Does it have to take a pandemic to bring to light the blindingly obvious?
stop moaning or else
Last week, a national British newspaper lead with the story of the UK chairman of one of the Big Four telling his staff to stop moaning about the pandemic or playing the victim card. I doubt whether this story would have made front-page news before the pandemic let alone led to the chairman in question to resign his position. Plenty of leaders have not felt compelled to hide their indifference to “people issues” in their unerring focus on the bottom line.
What is perhaps more painfully obvious now than it has ever been is that the way our workforces experience work, their wellbeing, matters! How we value and care for our staff matters in a holistic, systemic way – to individuals, of course, but also for the sake of organisations – so they can attract, retain, engage the best people and create environments where they can do their best work.
Human sustainability is as important as environmental sustainability because if we can treat our fellow humans as commodities, how likely are we to look after anything else?
The pandemic has forced a focus on the workplace – where and how we work. Many people who are working from home (WFH) are asking themselves “What next? Will I have to return to the office? Do I want to?”
The answer will come from identifying how and where we are most likely to feel cared for and motivated to do our best work. Here are some examples of lockdown working from my local community.

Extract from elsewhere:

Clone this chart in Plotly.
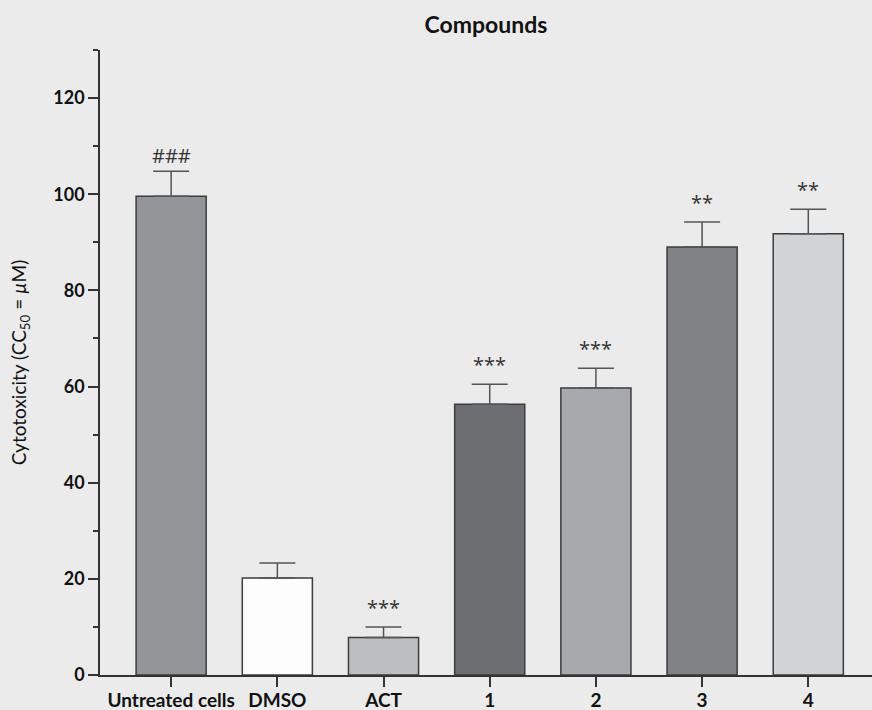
import plotly.graph_objects as go

categories = ["Untreated cells", "DMSO", "ACT", "1", "2", "3", "4"]
values = [99.6, 20.2, 7.8, 56.3, 59.7, 89.0, 91.8]
errors = [5.2, 3.1, 2.2, 4.2, 4.1, 5.2, 5.1]
labels = ["###", "", "***", "***", "***", "**", "**"]
colors = ["#949599", "#fdfdfd", "#bcbdbf", "#6d6e71", "#a7a9ac", "#808285", "#d1d3d4"]

FONT = "Lato"

fig = go.Figure()
fig.add_trace(go.Bar(
    x=list(range(len(categories))),
    y=values,
    width=0.66,
    marker=dict(color=colors, line=dict(color="#3c3c3c", width=1.5)),
    error_y=dict(type="data", symmetric=False, array=errors,
                 arrayminus=[0] * len(errors),
                 color="#555555", thickness=1.5, width=18),
    showlegend=False,
    hoverinfo="skip",
))

for i, (v, e, lab) in enumerate(zip(values, errors, labels)):
    if not lab:
        continue
    fig.add_annotation(x=i, y=v + e, text=lab, showarrow=False,
                       yanchor="bottom", yshift=0 if lab.startswith("#") else 4,
                       font=dict(family="Open Sans", size=20, color="#333333"))

fig.update_layout(
    width=872, height=710,
    margin=dict(l=100, r=0, t=50, b=35, autoexpand=False),
    paper_bgcolor="#ebebeb", plot_bgcolor="#ebebeb",
    font=dict(family=FONT, size=18, color="#111111"),
    title=dict(text="Compounds", x=0.5, xref="paper", xanchor="center",
               y=1 - 25 / 710, yref="container", yanchor="middle",
               font=dict(family=FONT, size=23, color="#111111", weight=700)),
    bargap=0.34,
)

fig.update_xaxes(
    range=[-0.67, 6.6],
    tickmode="array", tickvals=list(range(len(categories))), ticktext=categories,
    showline=True, linecolor="#333333", linewidth=1.5,
    ticks="outside", ticklen=10, tickwidth=1.5, tickcolor="#333333",
    ticklabelstandoff=-3,
    showgrid=False, zeroline=False,
    tickfont=dict(family=FONT, size=19, color="#111111", weight=700),
)

fig.update_yaxes(
    range=[0, 130],
    tickmode="linear", tick0=0, dtick=20,
    showline=True, linecolor="#333333", linewidth=1.5,
    ticks="outside", ticklen=10, tickwidth=1.5, tickcolor="#333333",
    minor=dict(dtick=10, ticks="outside", ticklen=5, tickwidth=1.5, tickcolor="#333333"),
    showgrid=False, zeroline=False,
    tickfont=dict(family=FONT, size=18, color="#111111", weight=700),
    title=dict(text="Cytotoxicity (CC<sub>50</sub> = <i>µ</i>M)", standoff=22,
               font=dict(family=FONT, size=19, color="#111111", weight=400)),
)

fig.write_html("out.html",
               config={"displayModeBar": False},
               post_script="document.body.style.margin='0';document.body.style.background='#ebebeb';")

Which one of these people do you associate with most, thinking about your experience of working under covid-19 conditions?
The neighbour I came across raking leaves on his front lawn. He guiltily admitted the lockdown constraints had not been too bad for his family. They’d quite enjoyed not having a commute and although zoom calls were tiring, they were all coping quite well. We said our socially-distanced-goodbyes (without the pre-covid concern whether or not a parting hug was appropriate).
The stressed-out friend whose WFH experience is entirely different. She’s trying to keep up with the demands of her job – emails pinging away even as we walked for forty minutes over lunch – while home-schooling two youngsters and sharing a “home office” space with her husband.
The office friend forced to work in an office with perspex glass separating desks. Her anxiety is one of sharing space with others when there is a highly transmissible virus about. She’d rather be WFH but her employer won’t allow it.
The teacher friend who’s having a tough time engaging pupils and channelling learning over a virtual medium which is difficult to sustain, if manageable at all. She worries about young people studying from home who are missing connection, socialising, being mentored – many who are just plain lonely.
As you’re reading this, which category do you fall into?
- someone who’s quite enjoying the WFH experience
- someone who is stressed by the family dynamic, the unreliable IT, the sheer difficulty of performing their job online
- someone without a family dynamic, missing human contact and social interaction
- someone who can’t WFH and is forced to work in a shared space feeling unsafe
Comparing these experiences reminded me of the useful qualification of
“we may all be in the same storm, but we’re certainly not in the same boat.”
What about our key workers, those working in healthcare at present or on frontline services? Their predicament is well documented but nonetheless harrowing because of our familiarity with their plight. The mental health issues of dealing with traumatic events or of having to work tirelessly without breaks because of short staffing will have longer term consequences.
Recent research has shown that many want to retain flexibility gained over lockdown and as flexible workers tend to be more engaged and less likely to leave, this should continue to be an option once the pandemic has passed.
Enforced WFH has shown employers how, far from being slackers, working-from-homers put in more hours, take fewer breaks and find it hard to draw a line between work and home (especially when social interaction has gone online too).
Organisations will need to make some hard choices for the future of their workplaces. Ideally, they will capture the benefits and limit the downsides of working virtually, in whichever form this may need to happen.
Why? Because the duty of care to employees today goes well beyond the office walls.
How will people connect and stay connected in all senses of the word (with heart, body and soul)? What provisions will be made to help people with anxiety, stress or burnout? How will collaboration be enabled to bring the benefits so fundamental to great teamwork? Productivity will increase with wellbeing, when people feel seen, heard, accepted and cared for. Co-located gatherings will be opportunities to learn and share and generate better solutions as a result.
There are many lessons that have been learnt from the pandemic. I hope that human sustainability remains at the top of the list once the pandemic becomes a distant memory.
Articles citing wellbeing and health, amongst other Covid-related topics, are included in the Business Reporter special report on how the pandemic has permanently changed where and how we work (a supplement in the January edition of The Economist).
All leaders need to embrace ways of serving humanity to prevent more virulent pandemics .. How we relate to each other, how we relate to nature, needs to ensure workplaces where people thrive.